■ ENTRIES SUPPLIED
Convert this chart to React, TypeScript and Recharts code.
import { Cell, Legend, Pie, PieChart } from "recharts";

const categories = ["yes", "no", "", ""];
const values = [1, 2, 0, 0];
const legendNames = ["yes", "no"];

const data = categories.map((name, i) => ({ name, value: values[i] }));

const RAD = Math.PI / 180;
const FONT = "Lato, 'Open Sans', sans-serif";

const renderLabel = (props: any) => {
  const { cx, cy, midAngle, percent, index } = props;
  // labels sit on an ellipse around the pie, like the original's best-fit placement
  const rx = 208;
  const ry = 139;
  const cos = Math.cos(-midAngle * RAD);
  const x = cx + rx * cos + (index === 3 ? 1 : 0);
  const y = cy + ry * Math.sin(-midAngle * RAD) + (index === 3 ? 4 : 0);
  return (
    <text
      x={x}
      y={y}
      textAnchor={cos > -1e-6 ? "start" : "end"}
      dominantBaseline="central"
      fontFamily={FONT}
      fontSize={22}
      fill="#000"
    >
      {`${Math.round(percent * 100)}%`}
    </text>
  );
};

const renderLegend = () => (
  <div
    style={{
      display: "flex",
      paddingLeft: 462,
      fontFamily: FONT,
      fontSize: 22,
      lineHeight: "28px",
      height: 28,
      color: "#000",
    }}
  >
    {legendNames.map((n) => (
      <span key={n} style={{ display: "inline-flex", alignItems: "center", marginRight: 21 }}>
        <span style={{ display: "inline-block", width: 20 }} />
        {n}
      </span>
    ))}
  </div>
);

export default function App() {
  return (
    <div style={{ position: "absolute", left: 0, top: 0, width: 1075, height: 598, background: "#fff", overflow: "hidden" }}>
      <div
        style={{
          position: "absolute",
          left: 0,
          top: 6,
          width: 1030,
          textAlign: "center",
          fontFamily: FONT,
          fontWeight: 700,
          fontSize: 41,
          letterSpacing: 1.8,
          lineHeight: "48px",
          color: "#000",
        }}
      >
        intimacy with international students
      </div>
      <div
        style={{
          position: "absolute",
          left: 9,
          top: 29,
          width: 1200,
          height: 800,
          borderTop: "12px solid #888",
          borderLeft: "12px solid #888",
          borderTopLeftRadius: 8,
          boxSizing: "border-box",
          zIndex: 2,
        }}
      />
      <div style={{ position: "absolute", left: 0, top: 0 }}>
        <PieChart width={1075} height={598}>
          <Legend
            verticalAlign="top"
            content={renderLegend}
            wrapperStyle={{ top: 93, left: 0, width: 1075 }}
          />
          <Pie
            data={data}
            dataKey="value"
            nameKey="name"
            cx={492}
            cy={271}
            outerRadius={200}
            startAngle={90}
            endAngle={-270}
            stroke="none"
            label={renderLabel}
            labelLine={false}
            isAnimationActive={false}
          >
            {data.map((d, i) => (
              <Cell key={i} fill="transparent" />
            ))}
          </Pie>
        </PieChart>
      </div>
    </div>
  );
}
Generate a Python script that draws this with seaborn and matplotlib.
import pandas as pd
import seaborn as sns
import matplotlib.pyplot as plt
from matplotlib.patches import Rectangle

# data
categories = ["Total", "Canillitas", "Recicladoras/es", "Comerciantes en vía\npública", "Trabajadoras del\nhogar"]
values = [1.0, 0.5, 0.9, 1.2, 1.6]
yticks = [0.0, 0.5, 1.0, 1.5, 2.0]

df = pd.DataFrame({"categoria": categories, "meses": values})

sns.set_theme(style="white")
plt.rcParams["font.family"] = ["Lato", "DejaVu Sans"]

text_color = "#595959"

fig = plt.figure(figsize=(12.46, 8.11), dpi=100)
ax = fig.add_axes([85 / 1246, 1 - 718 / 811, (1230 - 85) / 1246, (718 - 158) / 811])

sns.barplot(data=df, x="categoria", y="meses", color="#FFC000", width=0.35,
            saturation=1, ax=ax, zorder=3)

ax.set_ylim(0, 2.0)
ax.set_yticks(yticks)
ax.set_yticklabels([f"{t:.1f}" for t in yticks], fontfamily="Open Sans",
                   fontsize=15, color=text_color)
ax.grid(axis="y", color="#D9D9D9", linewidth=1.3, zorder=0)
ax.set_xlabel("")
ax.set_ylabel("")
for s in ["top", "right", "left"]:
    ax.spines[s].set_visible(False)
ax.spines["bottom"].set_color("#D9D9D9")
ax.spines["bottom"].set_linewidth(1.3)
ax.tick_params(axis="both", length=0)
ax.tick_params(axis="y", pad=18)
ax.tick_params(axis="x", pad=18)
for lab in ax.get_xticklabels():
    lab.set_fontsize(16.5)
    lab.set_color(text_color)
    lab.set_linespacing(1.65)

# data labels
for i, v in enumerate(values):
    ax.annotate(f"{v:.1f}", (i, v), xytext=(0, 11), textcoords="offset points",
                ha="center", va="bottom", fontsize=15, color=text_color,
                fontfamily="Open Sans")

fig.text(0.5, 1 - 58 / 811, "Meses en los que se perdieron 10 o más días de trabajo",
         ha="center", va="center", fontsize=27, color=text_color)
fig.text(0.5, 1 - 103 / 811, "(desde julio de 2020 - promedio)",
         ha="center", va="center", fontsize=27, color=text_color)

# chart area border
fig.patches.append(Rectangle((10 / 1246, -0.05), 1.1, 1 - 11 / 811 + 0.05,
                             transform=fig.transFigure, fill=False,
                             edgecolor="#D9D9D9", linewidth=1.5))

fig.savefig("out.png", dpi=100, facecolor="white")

■ WRITTEN EXERCISE
Reproduce the data, keeping every line exactly the same.

■ REPLY
Convert this chart to React, TypeScript and Recharts code.
import { Cell, Legend, Pie, PieChart } from "recharts";

const categories = ["yes", "no", "", ""];
const values = [1, 2, 0, 0];
const legendNames = ["yes", "no"];

const data = categories.map((name, i) => ({ name, value: values[i] }));

const RAD = Math.PI / 180;
const FONT = "Lato, 'Open Sans', sans-serif";

const renderLabel = (props: any) => {
  const { cx, cy, midAngle, percent, index } = props;
  // labels sit on an ellipse around the pie, like the original's best-fit placement
  const rx = 208;
  const ry = 139;
  const cos = Math.cos(-midAngle * RAD);
  const x = cx + rx * cos + (index === 3 ? 1 : 0);
  const y = cy + ry * Math.sin(-midAngle * RAD) + (index === 3 ? 4 : 0);
  return (
    <text
      x={x}
      y={y}
      textAnchor={cos > -1e-6 ? "start" : "end"}
      dominantBaseline="central"
      fontFamily={FONT}
      fontSize={22}
      fill="#000"
    >
      {`${Math.round(percent * 100)}%`}
    </text>
  );
};

const renderLegend = () => (
  <div
    style={{
      display: "flex",
      paddingLeft: 462,
      fontFamily: FONT,
      fontSize: 22,
      lineHeight: "28px",
      height: 28,
      color: "#000",
    }}
  >
    {legendNames.map((n) => (
      <span key={n} style={{ display: "inline-flex", alignItems: "center", marginRight: 21 }}>
        <span style={{ display: "inline-block", width: 20 }} />
        {n}
      </span>
    ))}
  </div>
);

export default function App() {
  return (
    <div style={{ position: "absolute", left: 0, top: 0, width: 1075, height: 598, background: "#fff", overflow: "hidden" }}>
      <div
        style={{
          position: "absolute",
          left: 0,
          top: 6,
          width: 1030,
          textAlign: "center",
          fontFamily: FONT,
          fontWeight: 700,
          fontSize: 41,
          letterSpacing: 1.8,
          lineHeight: "48px",
          color: "#000",
        }}
      >
        intimacy with international students
      </div>
      <div
        style={{
          position: "absolute",
          left: 9,
          top: 29,
          width: 1200,
          height: 800,
          borderTop: "12px solid #888",
          borderLeft: "12px solid #888",
          borderTopLeftRadius: 8,
          boxSizing: "border-box",
          zIndex: 2,
        }}
      />
      <div style={{ position: "absolute", left: 0, top: 0 }}>
        <PieChart width={1075} height={598}>
          <Legend
            verticalAlign="top"
            content={renderLegend}
            wrapperStyle={{ top: 93, left: 0, width: 1075 }}
          />
          <Pie
            data={data}
            dataKey="value"
            nameKey="name"
            cx={492}
            cy={271}
            outerRadius={200}
            startAngle={90}
            endAngle={-270}
            stroke="none"
            label={renderLabel}
            labelLine={false}
            isAnimationActive={false}
          >
            {data.map((d, i) => (
              <Cell key={i} fill="transparent" />
            ))}
          </Pie>
        </PieChart>
      </div>
    </div>
  );
}
Generate a Python script that draws this with seaborn and matplotlib.
import pandas as pd
import seaborn as sns
import matplotlib.pyplot as plt
from matplotlib.patches import Rectangle

# data
categories = ["Total", "Canillitas", "Recicladoras/es", "Comerciantes en vía\npública", "Trabajadoras del\nhogar"]
values = [1.0, 0.5, 0.9, 1.2, 1.6]
yticks = [0.0, 0.5, 1.0, 1.5, 2.0]

df = pd.DataFrame({"categoria": categories, "meses": values})

sns.set_theme(style="white")
plt.rcParams["font.family"] = ["Lato", "DejaVu Sans"]

text_color = "#595959"

fig = plt.figure(figsize=(12.46, 8.11), dpi=100)
ax = fig.add_axes([85 / 1246, 1 - 718 / 811, (1230 - 85) / 1246, (718 - 158) / 811])

sns.barplot(data=df, x="categoria", y="meses", color="#FFC000", width=0.35,
            saturation=1, ax=ax, zorder=3)

ax.set_ylim(0, 2.0)
ax.set_yticks(yticks)
ax.set_yticklabels([f"{t:.1f}" for t in yticks], fontfamily="Open Sans",
                   fontsize=15, color=text_color)
ax.grid(axis="y", color="#D9D9D9", linewidth=1.3, zorder=0)
ax.set_xlabel("")
ax.set_ylabel("")
for s in ["top", "right", "left"]:
    ax.spines[s].set_visible(False)
ax.spines["bottom"].set_color("#D9D9D9")
ax.spines["bottom"].set_linewidth(1.3)
ax.tick_params(axis="both", length=0)
ax.tick_params(axis="y", pad=18)
ax.tick_params(axis="x", pad=18)
for lab in ax.get_xticklabels():
    lab.set_fontsize(16.5)
    lab.set_color(text_color)
    lab.set_linespacing(1.65)

# data labels
for i, v in enumerate(values):
    ax.annotate(f"{v:.1f}", (i, v), xytext=(0, 11), textcoords="offset points",
                ha="center", va="bottom", fontsize=15, color=text_color,
                fontfamily="Open Sans")

fig.text(0.5, 1 - 58 / 811, "Meses en los que se perdieron 10 o más días de trabajo",
         ha="center", va="center", fontsize=27, color=text_color)
fig.text(0.5, 1 - 103 / 811, "(desde julio de 2020 - promedio)",
         ha="center", va="center", fontsize=27, color=text_color)

# chart area border
fig.patches.append(Rectangle((10 / 1246, -0.05), 1.1, 1 - 11 / 811 + 0.05,
                             transform=fig.transFigure, fill=False,
                             edgecolor="#D9D9D9", linewidth=1.5))

fig.savefig("out.png", dpi=100, facecolor="white")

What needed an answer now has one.